DynamoDB Dynomite Limits
It’s important to note that both DynamoDB and document-based storage systems are better at relational databases with some things and worse at others. Relational databases traditionally implemented associations with join tables. It’s a quick indexed SQL query to grab the data.
With DynamoDB, all the ids are stored as a Set in a field in the same table. The ids are retrieved with either parallel
get_item operations or
scan with the
id.in operation. The performance of this can become a bottleneck for sizable associations.
Also, there is a DynamoDB item size limit of 400 KB. See: DynamoDB Item Size Limit. If you have too many associations, it can exceed the limit. Doing some rough math. If a string character takes 4 bytes, we can store about 102,400 characters. If the foreign keys are of the form
post-JOIHBvq7bZ1JHlrU with 21 characters, then that would mean 102,400 / 21 ~ 4800 elements. The rest of the fields need some space too. So would buffer and use half of that. This rough math says that about 2,000 relationships can be stored.
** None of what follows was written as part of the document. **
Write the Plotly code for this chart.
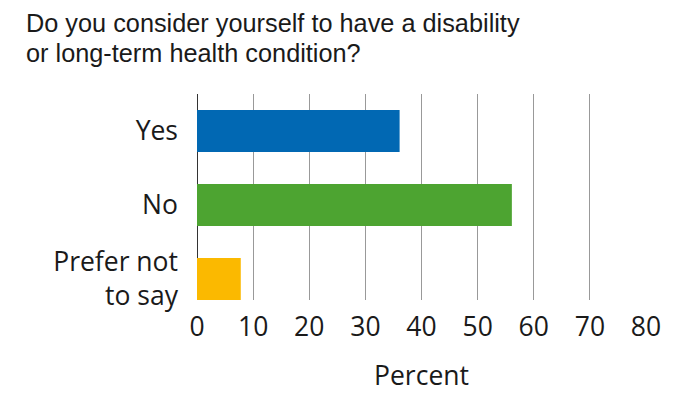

We will review and consider PRs with further optimizations on storing foreign keys. Here are some ideas:
Currently, the class name is also stored to make it easier to work with, but in theory, it could be removed and resurrected upon lookup. However, it would make it more difficult to debug. Hence the current implementation includes it.
Use join tables anyway. Currently, association ids are stored in the same table because of the way docuent-based databases work. However, I wonder if we should store the ids in a join table and look up the records with a
query expression and then
get_items in parallel. That way, the item size limit won’t be a problem. The data size can grow “vertically” with the join table instead of “horizontally” with an item row. I’m guessing that document-based purists will frown at this idea. I wonder why and also if there are other suggestions to avoid the Item Size Limit issue.
We can’t simply replace traditional relational databases without hitches. That’s not to say that relational databases are better, either. It depends on what is more important for your use case. Both relational databases and DynamoDB can work quite well. Also, dynomite helps improve the experience quite a bit.